How to Curate Humanity at the Carnegie Museum
The Carnegie Museum of Natural History has hired a new staff member whose specialty is to study how and why humans became the dominant force in the earth’s system.
photos courtesy carnegie museum and flickr creative commons
The Carnegie Museum of Natural History is known for its world-class dinosaur fossils, arctic models such as igloos and wolves and sprawling collections of specimens. Now, it’s adding a new specialty: modern humans.
Following the success of a recent exhibit, “We Are Nature: Living in the Anthropocene,” the museum added a new position to its staff. California native Nicole Heller has been named the museum’s first curator of the anthropocene; she has been on the job since January.
The term “anthropocene” is common among environmental scientists and ecologists, but the average museumgoer may be unaware of what the word means. Heller, who has taught biology and ecology classes at Duke University and Franklin and Marshall College, is eager to clarify the implications of the term.

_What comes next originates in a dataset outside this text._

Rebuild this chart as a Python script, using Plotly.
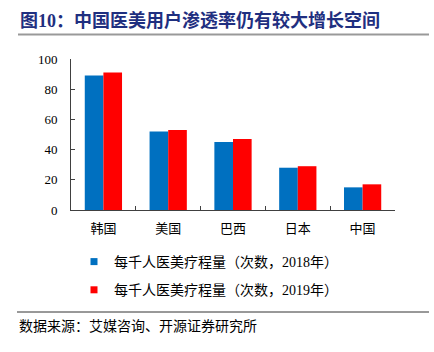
import plotly.graph_objects as go

categories = ["韩国", "美国", "巴西", "日本", "中国"]
values_2018 = [89, 52, 45, 28, 15]
values_2019 = [91, 53, 47, 29, 17]
series_names = ["每千人医美疗程量（次数，2018年）", "每千人医美疗程量（次数，2019年）"]
colors = ["#0070C0", "#FF0000"]
title_text = "图10：中国医美用户渗透率仍有较大增长空间"
source_text = "数据来源：艾媒咨询、开源证券研究所"

FONT = "Liberation Serif, 'Noto Sans CJK SC', serif"

fig = go.Figure()
for vals, name, col in zip([values_2018, values_2019], series_names, colors):
    fig.add_trace(go.Bar(x=categories, y=vals, name=name, marker=dict(color=col, line=dict(width=0)),
                         showlegend=False))
for i, (name, col) in enumerate(zip(series_names, colors)):
    fig.add_trace(go.Scatter(x=[None], y=[None], mode="markers", name=name, legendgroup=f"g{i}",
                             marker=dict(symbol="square", size=7, color=col)))

W, H = 434, 352
ml, mr, mt, mb = 71, 39, 59, 142
pw, ph = W - ml - mr, H - mt - mb

def px_x(p):
    return (p - ml) / pw

def px_y(p):
    return (H - mb - p) / ph

fig.update_layout(
    width=W, height=H,
    margin=dict(l=ml, r=mr, t=mt, b=mb, pad=0),
    paper_bgcolor="white", plot_bgcolor="white",
    font=dict(family=FONT, size=12, color="#000000"),
    barmode="group", bargap=0.425, bargroupgap=0,
    showlegend=True,
    legend=dict(x=px_x(74), y=px_y(246), xanchor="left", yanchor="top",
                font=dict(size=14, family=FONT, color="#000000"),
                traceorder="grouped", tracegroupgap=7, itemwidth=30,
                bgcolor="rgba(0,0,0,0)"),
    xaxis=dict(type="category", range=[-0.5, 4.5], showline=True, linecolor="#404040", linewidth=1,
               ticks="inside", ticklen=4, tickcolor="#404040", tickson="boundaries",
               showgrid=False, tickfont=dict(size=13, family=FONT), ticklabelstandoff=6),
    yaxis=dict(range=[0, 100], dtick=20, showline=True, linecolor="#404040", linewidth=1,
               ticks="inside", ticklen=4, tickcolor="#404040", showgrid=False, zeroline=False,
               tickfont=dict(size=13, family=FONT), ticklabelstandoff=10),
    annotations=[
        dict(text=title_text, x=px_x(18), y=px_y(20), xref="paper", yref="paper",
             xanchor="left", yanchor="middle", showarrow=False,
             font=dict(size=18, family=FONT, color="#1F2F80", weight="bold")),
        dict(text=source_text, x=px_x(17), y=px_y(326), xref="paper", yref="paper",
             xanchor="left", yanchor="middle", showarrow=False,
             font=dict(size=14, family=FONT, color="#000000")),
    ],
    shapes=[
        dict(type="line", xref="paper", yref="paper", x0=px_x(18), x1=px_x(429),
             y0=px_y(34.5), y1=px_y(34.5), line=dict(color="#999999", width=2)),
        dict(type="line", xref="paper", yref="paper", x0=px_x(17), x1=px_x(429),
             y0=px_y(312), y1=px_y(312), line=dict(color="#333333", width=1)),
    ],
)

fig.write_html("out.html")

“[The anthropocene] is a big topic. But at its root, it is a newly proposed geological epoch that begins when human beings, collectively, have become a dominant force in the earth’s system,” Heller says. “What we are doing as people is restructuring all of the parts of our earth — our water, air, landscape.”
Heller’s new position will bring pieces of the museum together to help guests become familiar with that concept. The job will be developing constantly; Heller is not only the first curator of the anthropocene at the Carnegie Museum but the first anywhere.
“Different from some of the other curators, I don’t have a section or [a] large collection of specimens, like the bird collection,” she says. “I’m looking at the specimens and collections that we do have, both in Natural History and [possibly] in the Art collections, and thinking about how we could use these to understand the anthropocene.”